Sampling and Bias

A sample is only useful if it looks like the population it came from. We call such a sample representative: its mix of values mirrors the whole. The danger is a sample that systematically over- or under-counts some part of the population — then the statistic we compute points in the wrong direction, no matter how carefully we measure.

Randomness is the safeguard

The reliable way to get a representative sample is to choose it at random: give every member of the population a fair, equal chance of being picked. Randomness doesn't guarantee a perfect sample, but it removes any hidden tilt — on average the sample mean \bar{x} sits at the population mean \mu, and the only error left is ordinary chance, which shrinks as the sample grows.

Bias: a tilt no sample size can fix

Bias is a systematic error — a built-in tilt in how the sample is collected, so it consistently misses the target in the same direction. Two common culprits:

Selection bias — some members are more likely to be chosen (surveying only people at a gym about exercise habits).
Non-response bias — the people who decline differ from those who answer, quietly skewing the result.

The crucial point: bias is not cured by collecting more data. A bigger biased sample just pins down the wrong answer more precisely. Only fixing the method — making the selection fair — removes it.

Random vs biased, side by side

Switch between a random sample — highlighted points spread evenly across the population — and a biased one that only draws from the high end.
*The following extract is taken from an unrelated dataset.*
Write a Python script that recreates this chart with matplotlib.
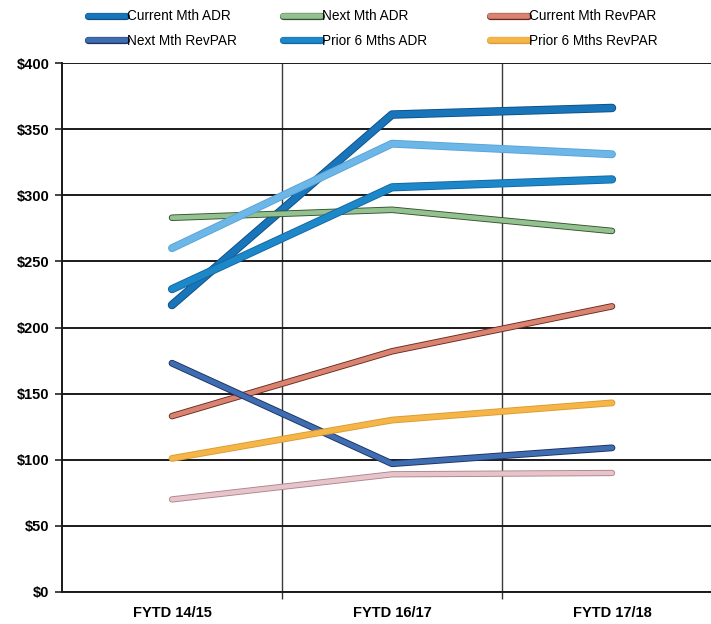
import matplotlib
matplotlib.use("Agg")
import matplotlib.pyplot as plt
import matplotlib.patheffects as pe
from matplotlib.lines import Line2D
from matplotlib import font_manager

categories = ["FYTD 14/15", "FYTD 16/17", "FYTD 17/18"]
cur_adr = [217, 361, 366]
next_adr = [283, 289, 273]
cur_revpar = [133, 182, 216]
next_revpar = [173, 97, 109]
prior_adr = [229, 306, 312]
prior_revpar = [101, 130, 143]
extra_adr = [260, 339, 331]
extra_revpar = [70, 89, 90]
yticks = [0, 50, 100, 150, 200, 250, 300, 350, 400]

names = {f.name for f in font_manager.fontManager.ttflist}
narrow = "Liberation Sans Narrow" if "Liberation Sans Narrow" in names else "Liberation Sans"

fig = plt.figure(figsize=(7.11, 6.24), dpi=100)
ax = fig.add_axes([62/711, 32/624, (722-62)/711, (561-32)/624])

x = list(range(len(categories)))

series = [
    ("Current Mth ADR", cur_adr, "#1875ba", "#0f4f85", 4.8),
    ("Next Mth ADR", next_adr, "#93c190", "#34522f", 3.4),
    ("Current Mth RevPAR", cur_revpar, "#d98470", "#6b2a1f", 3.4),
    ("Next Mth RevPAR", next_revpar, "#3f6db2", "#1d315f", 3.6),
    ("Prior 6 Mths ADR", prior_adr, "#1d88c9", "#1466a0", 4.6),
    ("Prior 6 Mths RevPAR", prior_revpar, "#f6b547", "#d99b35", 3.6),
    (None, extra_adr, "#6cb6e8", "#5aa3d6", 4.4),
    (None, extra_revpar, "#e9c3ca", "#a9878e", 3.2),
]

handles = {}
for label, vals, col, edge, lw in series:
    ln, = ax.plot(x, vals, color=col, lw=lw, solid_capstyle="round",
                  solid_joinstyle="round", zorder=3,
                  path_effects=[pe.Stroke(linewidth=lw + 1.3, foreground=edge), pe.Normal()])
    if label:
        handles[label] = (col, edge, lw)

ax.set_xlim(-0.5, 2.5)
ax.set_ylim(0, 400)
ax.set_yticks(yticks)
ax.set_yticklabels([f"${v}" for v in yticks], fontfamily=narrow, fontweight="bold", fontsize=10.5)
ax.set_xticks(x)
ax.set_xticklabels(categories, fontfamily="Liberation Sans", fontweight="bold", fontsize=10.5)
ax.set_xticks([0.5, 1.5], minor=True)
ax.tick_params(axis="x", which="major", length=0, pad=10)
ax.tick_params(axis="x", which="minor", length=5, width=1.0, color="#333333", direction="out")
ax.tick_params(axis="y", length=5, width=1.2, color="#222222", direction="out", pad=4)

ax.grid(axis="y", which="major", color="#1a1a1a", lw=1.4, zorder=1)
ax.grid(axis="x", which="minor", color="#3a3a3a", lw=1.0, zorder=1)
ax.set_axisbelow(True)
for s in ["top", "right"]:
    ax.spines[s].set_visible(False)
ax.spines["left"].set_color("#1a1a1a")
ax.spines["left"].set_linewidth(1.4)
ax.spines["bottom"].set_color("#1a1a1a")
ax.spines["bottom"].set_linewidth(1.4)

cols = [
    (["Current Mth ADR", "Next Mth RevPAR"], 88),
    (["Next Mth ADR", "Prior 6 Mths ADR"], 283),
    (["Current Mth RevPAR", "Prior 6 Mths RevPAR"], 490),
]
for labs, xp in cols:
    hs = []
    for l in labs:
        col, edge, lw = handles[l]
        hs.append(Line2D([], [], color=col, lw=4.0, solid_capstyle="round",
                         path_effects=[pe.Stroke(linewidth=5.2, foreground=edge), pe.Normal()]))
    fig.legend(hs, labs, loc="upper left", bbox_to_anchor=(xp/711 - 0.012, 0.998),
               frameon=False, handlelength=2.8, handletextpad=0.1,
               labelspacing=0.75, borderaxespad=0.2,
               prop={"family": narrow, "size": 9.8})

fig.savefig("out.png", dpi=100)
Watch the sample mean \bar{x}: random keeps it near the true mean \mu; the biased sample drags it well off-target, and gathering more of the same biased points would never bring it back.

A good sample is representative — it mirrors the population.
Random sampling gives every member a fair chance, so \bar{x} centres on \mu.
Bias is a systematic tilt in how the sample is collected (selection, non-response).
A bigger biased sample is still biased — more data sharpens the wrong answer, it doesn't fix it.